We feel guilty if we don’t have enough money for our kids to get an ice-cream from the blasted truck playing “I’m a Little Tea Pot” everyday at exactly 4:59 pm. Their friend down the road is getting ice-cream today. Doesn’t my begging, whining child deserve a treat too? What about the video games, cell phones, or designer clothes the girls are wearing in third grade? Am I also under the obligation to ensure they blend in with their peers? Heaven forbid they be different, the unique individuals God created them to be. They may not be accepted and that would bring intense parental guilt.
God forbid I raise my voice at them when they throw a tantrum over not getting what they want.

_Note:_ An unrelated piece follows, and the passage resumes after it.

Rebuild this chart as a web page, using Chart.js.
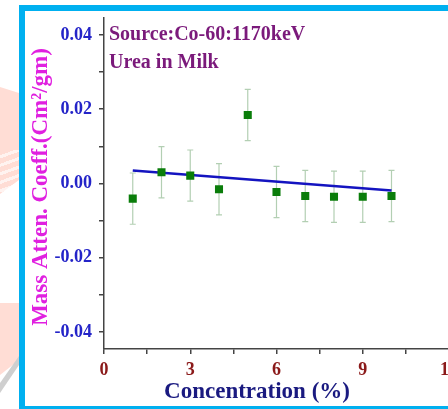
<!DOCTYPE html>
<html lang="en">
<head>
  <meta charset="UTF-8" />
  <title>Urea in Milk</title>
  <script src="https://cdn.jsdelivr.net/npm/chart.js"></script>
  <style>
    html, body {
      margin: 0;
      padding: 0;
      overflow: hidden;
      background: #ffffff;
    }
    #page {
      position: relative;
      width: 448px;
      height: 409px;
      overflow: hidden;
      background: #ffffff;
    }
    .mark {
      position: absolute;
      left: 0;
      width: 19px;
      background: #ffddd5;
    }
    .bar {
      position: absolute;
      background: #00b0f0;
    }
    #chart {
      position: absolute;
      left: 0;
      top: 0;
    }
  </style>
</head>
<body>
<div id="page">
  <div class="mark" style="top:85px;height:66px;clip-path:polygon(0 2px,100% 8px,100% 100%,0 100%);"></div>
  <div class="mark" style="top:150px;height:44px;background:repeating-linear-gradient(160deg,#ffddd5 0 5px,#fff3f0 5px 8px);clip-path:polygon(0 0,100% 0,100% 30px,0 44px);"></div>
  <div class="mark" style="top:303px;height:75px;clip-path:polygon(0 0,100% 0,100% 57px,0 72px);"></div>
  <div class="mark" style="top:356px;height:40px;background:#cfcfcf;clip-path:polygon(100% 0,100% 9px,0 37px,0 27px);"></div>
  <div class="bar" style="left:19px;top:5px;width:440px;height:6px;"></div>
  <div class="bar" style="left:19px;top:5px;width:6px;height:404px;"></div>
  <div class="bar" style="left:19px;top:406px;width:440px;height:3px;"></div>
  <canvas id="chart" width="470" height="409"></canvas>
</div>

  <script>
    // concentration (%) and mass attenuation coefficient
    const concentration = [1, 2, 3, 4, 5, 6, 7, 8, 9, 10];
    const coeff = [-0.0041, 0.0030, 0.0021, -0.0016, 0.0184, -0.0023, -0.0034, -0.0036, -0.0036, -0.0034];
    const errors = [0.0069, 0.0069, 0.0069, 0.0069, 0.0069, 0.0069, 0.0069, 0.0069, 0.0069, 0.0069];

    // linear fit end points
    const fitX = [1, 10];
    const fitY = [0.0035, -0.0019];

    const xTicks = [0, 1.5, 3, 4.5, 6, 7.5, 9, 10.5, 12];
    const yTicks = [-0.04, -0.03, -0.02, -0.01, 0, 0.01, 0.02, 0.03, 0.04];

    const serif = '"Liberation Serif", "Times New Roman", serif';

    const errorBars = {
      id: 'errorBars',
      beforeDatasetsDraw(chart) {
        const ctx = chart.ctx;
        const x = chart.scales.x, y = chart.scales.y;
        ctx.save();
        ctx.strokeStyle = '#b3cfb3';
        ctx.lineWidth = 1.2;
        concentration.forEach((c, i) => {
          const px = x.getPixelForValue(c);
          const top = y.getPixelForValue(coeff[i] + errors[i]);
          const bot = y.getPixelForValue(coeff[i] - errors[i]);
          ctx.beginPath();
          ctx.moveTo(px, top); ctx.lineTo(px, bot);
          ctx.moveTo(px - 3, top); ctx.lineTo(px + 3, top);
          ctx.moveTo(px - 3, bot); ctx.lineTo(px + 3, bot);
          ctx.stroke();
        });
        ctx.restore();
      }
    };

    const labels = {
      id: 'labels',
      afterDraw(chart) {
        const ctx = chart.ctx;
        ctx.save();
        ctx.fillStyle = '#7b1a7b';
        ctx.font = 'bold 20px ' + serif;
        ctx.textAlign = 'left';
        ctx.textBaseline = 'alphabetic';
        ctx.fillText('Source:Co-60:1170keV', 109, 40);
        ctx.fillText('Urea in Milk', 109, 68);

        ctx.fillStyle = '#1a1a80';
        ctx.font = 'bold 23px ' + serif;
        ctx.textAlign = 'center';
        ctx.textBaseline = 'middle';
        ctx.fillText('Concentration (%)', 257, 392);

        ctx.translate(41, 187);
        ctx.rotate(-Math.PI / 2);
        ctx.fillStyle = '#e020e0';
        ctx.font = 'bold 23px ' + serif;
        ctx.fillText('Mass Atten. Coeff.(Cm\u00b2/gm)', 0, 0);
        ctx.restore();
      }
    };

    new Chart(document.getElementById('chart').getContext('2d'), {
      type: 'scatter',
      data: {
        datasets: [
          {
            label: 'Data',
            data: concentration.map((c, i) => ({ x: c, y: coeff[i] })),
            pointStyle: 'rect',
            pointRadius: 5.7,
            pointBackgroundColor: '#0a7d0a',
            pointBorderColor: '#0a7d0a',
            pointBorderWidth: 0,
            showLine: false
          },
          {
            label: 'Fit',
            type: 'line',
            data: fitX.map((v, i) => ({ x: v, y: fitY[i] })),
            borderColor: '#1414c0',
            borderWidth: 2.5,
            pointRadius: 0,
            fill: false
          }
        ]
      },
      options: {
        responsive: false,
        animation: false,
        devicePixelRatio: 1,
        layout: { padding: { left: 0, top: 17, right: 21, bottom: 0 } },
        plugins: {
          legend: { display: false },
          tooltip: { enabled: false }
        },
        scales: {
          x: {
            type: 'linear',
            min: 0,
            max: 12,
            afterBuildTicks: s => { s.ticks = xTicks.map(v => ({ value: v })); },
            afterFit: s => { s.height = 60; },
            border: { display: true, color: '#444444', width: 1.5 },
            grid: { drawOnChartArea: false, drawTicks: true, tickLength: 5, color: '#444444', lineWidth: 1.5 },
            ticks: {
              autoSkip: false,
              maxRotation: 0,
              padding: 6,
              color: '#8b1a1a',
              font: { family: serif, size: 18, weight: 'bold' },
              callback: v => (v % 3 === 0 ? String(v) : '')
            }
          },
          y: {
            min: -0.0446,
            max: 0.0446,
            afterBuildTicks: s => { s.ticks = yTicks.map(v => ({ value: v })); },
            afterFit: s => { s.width = 104; },
            border: { display: true, color: '#444444', width: 1.5 },
            grid: { drawOnChartArea: false, drawTicks: true, tickLength: 5, color: '#444444', lineWidth: 1.5 },
            ticks: {
              autoSkip: false,
              padding: 7,
              color: '#2424c8',
              font: { family: serif, size: 18, weight: 'bold' },
              callback: v => (Math.round(v * 100) % 2 === 0 ? v.toFixed(2) : '')
            }
          }
        }
      },
      plugins: [errorBars, labels]
    });
  </script>
</body>
</html>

We shouldn’t yell at our kids. Haven’t you heard? I have, and I felt guilt every last time I’ve raised my voice or been short with my kids, because I know good moms don’t do that.
What the heck?
Now I’m not saying we run around the house straining our vocal cords and slamming doors, but are we acting out of control? Not often. In fear of being looked down on by our peers or upsetting our children, we’ve gone in completely the opposite direction. We are no longer respected as the authority or heaven forbid, feared.
When I was a child, I truly feared doing certain things. I knew in my heart my mother would half-kill me. Now she obviously never half-killed me or I wouldn’t be writing to you today, but I had a healthy amount of respect and yes, fear of my parents. I would never think of back-talking them in a million years, but my children will think nothing of speaking to me in exactly the same manner they speak to their classmates. We’ve lost all respect. We do not demand respect and when we do, we feel guilty for it.
I don’t know about you, but it’s a new day for parenting in my house. I am done reasoning with my children. If they do not obey, they will be punished, plain and simple parenting. I expect them to help around the house. I require them to do more than take care of themselves, because they are not the only people in this house, neighborhood, or world. I certainly refuse to be guilted into uselessness. I will parent and if that includes raising my voice once in while in order to be heard, so be it. If you don’t like it, straighten up. It’s me or military school.